1980 short story by Jeffrey Archer

"Old Love" is a short story written by English author Jeffrey Archer. Published in 1980 in Archer's A Quiver Full of Arrows by Hodder & Stoughton, it is the tale of two undergraduates at Oxford in the 1930s and their bitter rivalry that ends in a tragic love story.

In 1985, Richard Bennett directed a TV movie titled Love Song, based on the story; two years later he directed a play of the same name and also based on the story.

==Plot==

The story follows two students, William Thatcher and Philippa Jameson, of English literature from Oxford in the 1930s. They both fell in enmity with each other in their first sight. The mutual hatred began a fierce sense of competition between them which enabled them to outshine their contemporaries, but to remain neck-to-neck with each other. The mutual loathing gave way to the epithet "that silly woman" to Phillippa and "that arrogant man" to William. They equally loved each other but never showed up at all.

They always used to fight against a topic. both excelled as toppers in their final degree exam: The Charles Oldham essay on Shakespeare competition and they both won it.

In between, Philippa's father's death brought them closer and they fell in love. After the marriage, legend has it that they were never apart for more than a few hours. They had their honeymoon in Athens which ended up in a heated argument over the relative significance of Doric and Ionic architecture.

They were both equally talented in their fields of interests and when Phillippa was made a Dame, William was also Knighted.

Philippa's most irritating habit, to William, was her determination each morning to complete "The Times" crossword before he arrived at the breakfast table. One fine morning in June before their retirement, William, studying the clue, filled in the eight boxes left incomplete by Philippa. Philippa instantly retorted that there was no such word. To her delight, the word whymwham could not be found in the shorter Oxford Dictionary. William assured her that the word could be found in OED on his desk, which is made for scholars like him, and left for college.

Having closed the front door, as she entered the kitchen, Philippa suddenly suffered a heart attack. Heart attacks in women were less common compared to men. She called out to William in vain. The news of her death was conveyed and the story ends with Sir William's suicide note (he shot himself with his pistol): "Forgive me, but I had to let her know". There was the volume of the work of John Skelton held open in one of his hand with the word Whym Wham underlined neatly, his fingers stiff and cold around it.
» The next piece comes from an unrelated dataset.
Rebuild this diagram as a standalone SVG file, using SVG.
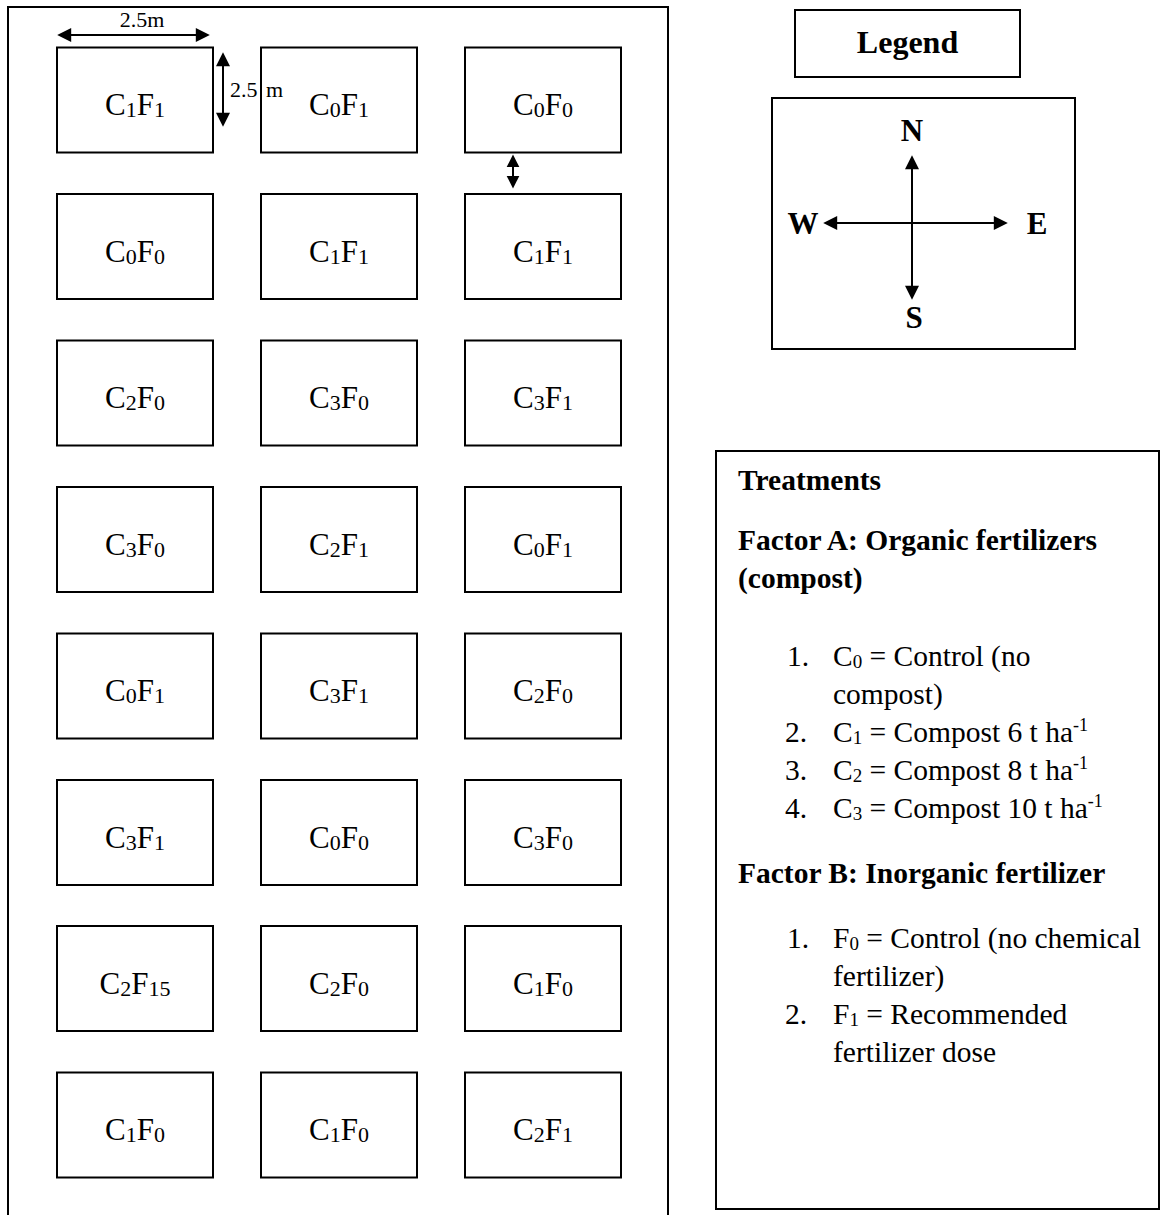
<svg xmlns="http://www.w3.org/2000/svg" width="1162" height="1215" viewBox="0 0 1162 1215">
<defs>
<style>
.box{fill:#fff;stroke:#000;stroke-width:2}
.ln{fill:none;stroke:#000;stroke-width:2}
.t{font-family:"Liberation Serif","Times New Roman",serif;fill:#000}
.pl{font-size:31px;text-anchor:middle}
.s{font-size:22px}
.tr{font-size:29.5px}
.b{font-weight:bold}
.sup{font-size:18px}
.ts{font-size:19px}
.dim{font-size:22px}
.cp{font-size:31px;font-weight:bold;text-anchor:middle}
</style>
<marker id="ah" viewBox="0 0 10 10" refX="8" refY="5" markerWidth="15" markerHeight="14" markerUnits="userSpaceOnUse" orient="auto-start-reverse"><path d="M0,0 L10,5 L0,10 z" fill="#000"/></marker>
<marker id="ahs" viewBox="0 0 10 10" refX="8" refY="5" markerWidth="13" markerHeight="15" markerUnits="userSpaceOnUse" orient="auto-start-reverse"><path d="M0,0 L10,5 L0,10 z" fill="#000"/></marker>
</defs>
<rect width="1162" height="1215" fill="#fff"/>

<g id="field">
<path class="ln" d="M8,1220 V7 H668 V1220"/>
</g>

<g id="plots" class="t">
<g id="p11"><rect class="box" x="57" y="47.5" width="156" height="105"/><text class="t pl" x="135" y="115">C<tspan class="s" dy="2">1</tspan><tspan dy="-2">F</tspan><tspan class="s" dy="2">1</tspan></text></g>
<g id="p12"><rect class="box" x="261" y="47.5" width="156" height="105"/><text class="t pl" x="339" y="115">C<tspan class="s" dy="2">0</tspan><tspan dy="-2">F</tspan><tspan class="s" dy="2">1</tspan></text></g>
<g id="p13"><rect class="box" x="465" y="47.5" width="156" height="105"/><text class="t pl" x="543" y="115">C<tspan class="s" dy="2">0</tspan><tspan dy="-2">F</tspan><tspan class="s" dy="2">0</tspan></text></g>

<g id="p21"><rect class="box" x="57" y="194" width="156" height="105"/><text class="t pl" x="135" y="261.5">C<tspan class="s" dy="2">0</tspan><tspan dy="-2">F</tspan><tspan class="s" dy="2">0</tspan></text></g>
<g id="p22"><rect class="box" x="261" y="194" width="156" height="105"/><text class="t pl" x="339" y="261.5">C<tspan class="s" dy="2">1</tspan><tspan dy="-2">F</tspan><tspan class="s" dy="2">1</tspan></text></g>
<g id="p23"><rect class="box" x="465" y="194" width="156" height="105"/><text class="t pl" x="543" y="261.5">C<tspan class="s" dy="2">1</tspan><tspan dy="-2">F</tspan><tspan class="s" dy="2">1</tspan></text></g>

<g id="p31"><rect class="box" x="57" y="340.5" width="156" height="105"/><text class="t pl" x="135" y="408">C<tspan class="s" dy="2">2</tspan><tspan dy="-2">F</tspan><tspan class="s" dy="2">0</tspan></text></g>
<g id="p32"><rect class="box" x="261" y="340.5" width="156" height="105"/><text class="t pl" x="339" y="408">C<tspan class="s" dy="2">3</tspan><tspan dy="-2">F</tspan><tspan class="s" dy="2">0</tspan></text></g>
<g id="p33"><rect class="box" x="465" y="340.5" width="156" height="105"/><text class="t pl" x="543" y="408">C<tspan class="s" dy="2">3</tspan><tspan dy="-2">F</tspan><tspan class="s" dy="2">1</tspan></text></g>

<g id="p41"><rect class="box" x="57" y="487" width="156" height="105"/><text class="t pl" x="135" y="554.5">C<tspan class="s" dy="2">3</tspan><tspan dy="-2">F</tspan><tspan class="s" dy="2">0</tspan></text></g>
<g id="p42"><rect class="box" x="261" y="487" width="156" height="105"/><text class="t pl" x="339" y="554.5">C<tspan class="s" dy="2">2</tspan><tspan dy="-2">F</tspan><tspan class="s" dy="2">1</tspan></text></g>
<g id="p43"><rect class="box" x="465" y="487" width="156" height="105"/><text class="t pl" x="543" y="554.5">C<tspan class="s" dy="2">0</tspan><tspan dy="-2">F</tspan><tspan class="s" dy="2">1</tspan></text></g>

<g id="p51"><rect class="box" x="57" y="633.5" width="156" height="105"/><text class="t pl" x="135" y="701">C<tspan class="s" dy="2">0</tspan><tspan dy="-2">F</tspan><tspan class="s" dy="2">1</tspan></text></g>
<g id="p52"><rect class="box" x="261" y="633.5" width="156" height="105"/><text class="t pl" x="339" y="701">C<tspan class="s" dy="2">3</tspan><tspan dy="-2">F</tspan><tspan class="s" dy="2">1</tspan></text></g>
<g id="p53"><rect class="box" x="465" y="633.5" width="156" height="105"/><text class="t pl" x="543" y="701">C<tspan class="s" dy="2">2</tspan><tspan dy="-2">F</tspan><tspan class="s" dy="2">0</tspan></text></g>

<g id="p61"><rect class="box" x="57" y="780" width="156" height="105"/><text class="t pl" x="135" y="847.5">C<tspan class="s" dy="2">3</tspan><tspan dy="-2">F</tspan><tspan class="s" dy="2">1</tspan></text></g>
<g id="p62"><rect class="box" x="261" y="780" width="156" height="105"/><text class="t pl" x="339" y="847.5">C<tspan class="s" dy="2">0</tspan><tspan dy="-2">F</tspan><tspan class="s" dy="2">0</tspan></text></g>
<g id="p63"><rect class="box" x="465" y="780" width="156" height="105"/><text class="t pl" x="543" y="847.5">C<tspan class="s" dy="2">3</tspan><tspan dy="-2">F</tspan><tspan class="s" dy="2">0</tspan></text></g>

<g id="p71"><rect class="box" x="57" y="926" width="156" height="105"/><text class="t pl" x="135" y="993.5">C<tspan class="s" dy="2">2</tspan><tspan dy="-2">F</tspan><tspan class="s" dy="2">15</tspan></text></g>
<g id="p72"><rect class="box" x="261" y="926" width="156" height="105"/><text class="t pl" x="339" y="993.5">C<tspan class="s" dy="2">2</tspan><tspan dy="-2">F</tspan><tspan class="s" dy="2">0</tspan></text></g>
<g id="p73"><rect class="box" x="465" y="926" width="156" height="105"/><text class="t pl" x="543" y="993.5">C<tspan class="s" dy="2">1</tspan><tspan dy="-2">F</tspan><tspan class="s" dy="2">0</tspan></text></g>

<g id="p81"><rect class="box" x="57" y="1072.5" width="156" height="105"/><text class="t pl" x="135" y="1140">C<tspan class="s" dy="2">1</tspan><tspan dy="-2">F</tspan><tspan class="s" dy="2">0</tspan></text></g>
<g id="p82"><rect class="box" x="261" y="1072.5" width="156" height="105"/><text class="t pl" x="339" y="1140">C<tspan class="s" dy="2">1</tspan><tspan dy="-2">F</tspan><tspan class="s" dy="2">0</tspan></text></g>
<g id="p83"><rect class="box" x="465" y="1072.5" width="156" height="105"/><text class="t pl" x="543" y="1140">C<tspan class="s" dy="2">2</tspan><tspan dy="-2">F</tspan><tspan class="s" dy="2">1</tspan></text></g>
</g>

<g id="connectors">
<line class="ln" x1="60" y1="35" x2="207" y2="35" marker-start="url(#ah)" marker-end="url(#ah)"/>
<line class="ln" x1="223" y1="55" x2="223" y2="124" marker-start="url(#ah)" marker-end="url(#ah)"/>
<line class="ln" x1="513" y1="157" x2="513" y2="186" marker-start="url(#ahs)" marker-end="url(#ahs)"/>
</g>

<g id="dims">
<text class="t dim" x="142" y="27" text-anchor="middle">2.5m</text>
<text class="t dim" x="230" y="97">2.5<tspan x="266">m</tspan></text>
</g>

<g id="legend-title">
<rect class="box" x="795" y="10" width="225" height="67"/>
<text class="t b" x="907.5" y="53" font-size="32" text-anchor="middle">Legend</text>
</g>

<g id="compass">
<rect class="box" x="772" y="98" width="303" height="251"/>
<line class="ln" x1="912" y1="223" x2="912" y2="158" marker-end="url(#ah)"/>
<line class="ln" x1="912" y1="223" x2="912" y2="297" marker-end="url(#ah)"/>
<line class="ln" x1="912" y1="223" x2="826" y2="223" marker-end="url(#ah)"/>
<line class="ln" x1="912" y1="223" x2="1005" y2="223" marker-end="url(#ah)"/>
<text class="t cp" x="912" y="141">N</text>
<text class="t cp" x="803" y="234">W</text>
<text class="t cp" x="1037" y="234">E</text>
<text class="t cp" x="914" y="328">S</text>
</g>

<g id="treatments">
<rect class="box" x="716" y="451" width="443" height="758"/>
<text class="t tr b" x="738" y="490">Treatments</text>
<text class="t tr b" x="738" y="550">Factor A: Organic fertilizers</text>
<text class="t tr b" x="738" y="588">(compost)</text>
<text class="t tr" x="787" y="666">1.</text>
<text class="t tr" x="833" y="666">C<tspan class="ts" dy="2">0</tspan><tspan dy="-2"> = Control (no</tspan></text>
<text class="t tr" x="833" y="704">compost)</text>
<text class="t tr" x="785" y="742">2.</text>
<text class="t tr" x="833" y="742">C<tspan class="ts" dy="2">1</tspan><tspan dy="-2"> = Compost 6 t ha</tspan><tspan class="sup" dy="-11">-1</tspan></text>
<text class="t tr" x="785" y="780">3.</text>
<text class="t tr" x="833" y="780">C<tspan class="ts" dy="2">2</tspan><tspan dy="-2"> = Compost 8 t ha</tspan><tspan class="sup" dy="-11">-1</tspan></text>
<text class="t tr" x="785" y="818">4.</text>
<text class="t tr" x="833" y="818">C<tspan class="ts" dy="2">3</tspan><tspan dy="-2"> = Compost 10 t ha</tspan><tspan class="sup" dy="-11">-1</tspan></text>
<text class="t tr b" x="738" y="883">Factor B: Inorganic fertilizer</text>
<text class="t tr" x="787" y="948">1.</text>
<text class="t tr" x="833" y="948">F<tspan class="ts" dy="2">0</tspan><tspan dy="-2"> = Control (no chemical</tspan></text>
<text class="t tr" x="833" y="986">fertilizer)</text>
<text class="t tr" x="785" y="1024">2.</text>
<text class="t tr" x="833" y="1024">F<tspan class="ts" dy="2">1</tspan><tspan dy="-2"> = Recommended</tspan></text>
<text class="t tr" x="833" y="1062">fertilizer dose</text>
</g>
</svg>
And as "the legend has it, they were never apart for more than a few hours" even in their deaths.

==Reception==
On May 10, 1987, Love Song, a two-part Masterpiece Theater presentation, was produced based on the story, Michael Kitchen as William and Diana Hardcastle as Phillippa. The play was produced by Richard Bennett

In 2008, Indian filmmaker Subhash Ghai called this short story "his all-time favourite love story" and "a beautiful book for any die-hard romantic."

On May 2, 2015, Kansas based The Big Bang Theater performed Marathi adaption of Old Love called Priya Ulka: Fakta Tujhyasathi at Regnier Hall Auditorium at KU Edwards Campus. The Marathi adaption of the story is written by Dr. Priyadarshan Manohar. The play was directed by Dr. Udayan Apte.

==In education==
In 2013, the short story was prescribed by Indian School Certificate (ISC) as a possible addition in the English syllabus for ISC examination of classes, eleven and twelve. Later the story was confirmed to be used for enlightening students appearing in ISC examinations of 2015 onwards.